House debates
Wednesday, 31 October 2012
Questions without Notice
Wheat Exports
2:57 pm
Mr Tony Burke (Watson, Australian Labor Party, Minister for Sustainability, Environment, Water, Population and Communities) Share this | Hansard source
I thank the member for Fremantle for her question. It is good to have a number of Western Australian members of this parliament who will be defending the interests of Western Australian wheat growers, because there are quite a number who intend to vote entirely against the interests of wheat growers. The process of moving away from the truly ugly days of the AWB monopoly has gone through a few stages. We began with an entirely regulated and controlled system. We then went through a system of partial deregulation in the last term, and we have legislation before the parliament now for full deregulation. There were media conferences before we came into parliament today, with a number of additional undertakings, such as switching with the ACCC from a voluntary code to a mandatory code, that have been of particular interest to the Greens. I am pleased that those negotiations have gone the way they have.

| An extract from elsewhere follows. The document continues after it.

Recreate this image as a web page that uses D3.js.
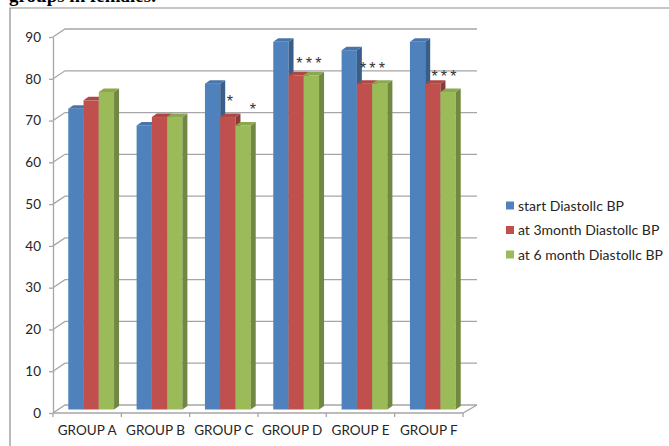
<!DOCTYPE html>
<html>
<head>
<meta charset="utf-8">
<script src="https://cdn.jsdelivr.net/npm/d3@7/dist/d3.min.js"></script>
<style>
  html, body { margin: 0; padding: 0; background: #fff; }
  svg { display: block; }
</style>
</head>
<body>
<svg id="chart" width="669" height="446"></svg>
<script>
// Diastolic blood pressure per study group, three time points
const groups = ["GROUP A", "GROUP B", "GROUP C", "GROUP D", "GROUP E", "GROUP F"];
const seriesNames = ["start Diastollc BP", "at 3month Diastollc BP", "at 6 month Diastollc BP"];
const startBP  = [72, 68, 78, 88, 86, 88];
const month3BP = [74, 70, 70, 80, 78, 78];
const month6BP = [76, 70, 68, 80, 78, 76];
const yTicks = [0, 10, 20, 30, 40, 50, 60, 70, 80, 90];

// significance markers: group, label, height (axis units), position across the cluster (bar widths)
const markGroups = ["GROUP C", "GROUP C", "GROUP D", "GROUP E", "GROUP F"];
const markLabels = ["*", "*", "***", "***", "***"];
const markValues = [75.6, 73.5, 84.5, 83.5, 81.4];
const markSlots  = [1.63, 3.14, 2.33, 2.02, 2.23];

const seriesValues = [startBP, month3BP, month6BP];
const colors = ["#4F81BD", "#C0504D", "#9BBB59"];

const svg = d3.select("#chart");
const font = "Lato, 'Open Sans', sans-serif";

// frame and cropped caption line
svg.append("text")
  .attr("x", 9).attr("y", 2)
  .attr("font-family", "'Liberation Serif', 'Times New Roman', serif")
  .attr("font-weight", "bold")
  .attr("font-size", 19)
  .attr("fill", "#000")
  .text("groups in females.");
svg.append("path")
  .attr("d", "M10,446 L10,8 L669,8")
  .attr("fill", "none")
  .attr("stroke", "#8c8c8c")
  .attr("stroke-width", 1.2);

// geometry of the oblique 3D box
const x0 = 53, x1 = 463, yBase = 413, yTop = 37;
const depth = { dx: 12, dy: -8 };      // back wall offset
const barShift = { dx: 4, dy: -3.5 };  // bar front plane offset
const barDepth = { dx: 5, dy: -3.5 };  // bar thickness

const y = d3.scaleLinear().domain([0, 90]).range([yBase, yTop]);
const xBand = d3.scaleBand().domain(groups).range([x0, x1])
  .paddingInner(0.33).paddingOuter(0.165);
const xSeries = d3.scaleBand().domain(d3.range(seriesNames.length))
  .range([0, xBand.bandwidth()]);

const gridColor = "#a6a6a6";

// back wall gridlines with the diagonal return to the axis
const grid = svg.append("g").attr("fill", "none").attr("stroke", gridColor).attr("stroke-width", 1.3);
yTicks.forEach(v => {
  const yy = y(v);
  grid.append("path")
    .attr("d", `M${x0},${yy} L${x0 + depth.dx},${yy + depth.dy} L${x1 + depth.dx + 2},${yy + depth.dy}`);
});
// floor front edge and right return
grid.append("path")
  .attr("d", `M${x0},${yBase} L${x1},${yBase} L${x1 + depth.dx + 2},${yBase + depth.dy}`);

// y axis
const yAxis = d3.axisLeft(y).tickValues(yTicks).tickSize(4).tickSizeOuter(0).tickPadding(8);
const gy = svg.append("g").attr("transform", `translate(${x0},0)`).call(yAxis);
gy.select(".domain").attr("stroke", gridColor).attr("stroke-width", 1.3);
gy.selectAll(".tick line").attr("stroke", gridColor).attr("stroke-width", 1.3);
gy.selectAll(".tick text").attr("font-family", font).attr("font-size", 13.5).attr("fill", "#262626");

// x axis labels and boundary ticks
const xAxis = d3.axisBottom(xBand).tickSize(0).tickPadding(12);
const gx = svg.append("g").attr("transform", `translate(0,${yBase})`).call(xAxis);
gx.select(".domain").remove();
gx.selectAll(".tick text").attr("font-family", font).attr("font-size", 13.5).attr("fill", "#262626");
const step = xBand.step();
d3.range(groups.length + 1).forEach(i => {
  const xx = x0 + i * step;
  svg.append("line")
    .attr("x1", xx).attr("x2", xx).attr("y1", yBase).attr("y2", yBase + 4)
    .attr("stroke", gridColor).attr("stroke-width", 1.3);
});

// bars, drawn left to right so nearer faces overlap correctly
const bars = svg.append("g");
groups.forEach((g, gi) => {
  seriesValues.forEach((vals, si) => {
    const v = vals[gi];
    const c = d3.color(colors[si]);
    const bx0 = xBand(g) + xSeries(si) + barShift.dx;
    const bx1 = bx0 + xSeries.bandwidth();
    const by0 = y(0) + barShift.dy;
    const byt = y(v) + barShift.dy;
    // front face
    bars.append("rect")
      .attr("x", bx0).attr("y", byt)
      .attr("width", bx1 - bx0).attr("height", by0 - byt)
      .attr("fill", colors[si]);
    // side face
    bars.append("path")
      .attr("d", `M${bx1},${byt} L${bx1 + barDepth.dx},${byt + barDepth.dy} L${bx1 + barDepth.dx},${by0 + barDepth.dy} L${bx1},${by0} Z`)
      .attr("fill", c.darker(0.9).formatHex());
    // top face
    bars.append("path")
      .attr("d", `M${bx0},${byt} L${bx1},${byt} L${bx1 + barDepth.dx},${byt + barDepth.dy} L${bx0 + barDepth.dx},${byt + barDepth.dy} Z`)
      .attr("fill", c.darker(0.3).formatHex());
  });
});

// significance markers
const markSpacing = 3.2;
markGroups.forEach((g, i) => {
  svg.append("text")
    .attr("x", xBand(g) + barShift.dx + markSlots[i] * xSeries.bandwidth())
    .attr("dx", markSpacing / 2)
    .attr("y", y(markValues[i]) + 9.5)
    .attr("text-anchor", "middle")
    .attr("font-family", "'Liberation Sans', Arial, sans-serif")
    .attr("font-size", 16)
    .attr("letter-spacing", markSpacing)
    .attr("fill", "#333")
    .text(markLabels[i]);
});

// legend
const legend = svg.append("g").attr("transform", "translate(506,0)");
const legendRows = [205.5, 230, 254.5];
seriesNames.forEach((name, i) => {
  legend.append("rect")
    .attr("x", 0).attr("y", legendRows[i] - 4)
    .attr("width", 8).attr("height", 8)
    .attr("fill", colors[i]);
  legend.append("text")
    .attr("x", 12).attr("y", legendRows[i])
    .attr("dy", "0.36em")
    .attr("font-family", font)
    .attr("font-size", 14)
    .attr("fill", "#262626")
    .text(name);
});
</script>
</body>
</html>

But think, in the plan of deregulation, about the pathway we have gone down. When I was agriculture minister and introduced the first stage of that plan, we did have amendments from those opposite. They said we were not going far enough. They said that the amendments that were designed by the member for Groom, that were put forward in the Senate and that were accepted by us—when the Liberal Party were going ahead with the values that the Liberal Party were meant to hold, back with Brendan Nelson—were all about saying, 'You're not pro-market enough.' All we are saying here is that a wheat grower grows the wheat and they should be able to choose who they sell it to. But these days the only thing we are asking from the Liberal Party is that they in some way support free enterprise. It has become too much to ask the modern Liberal Party to be on the side of free enterprise.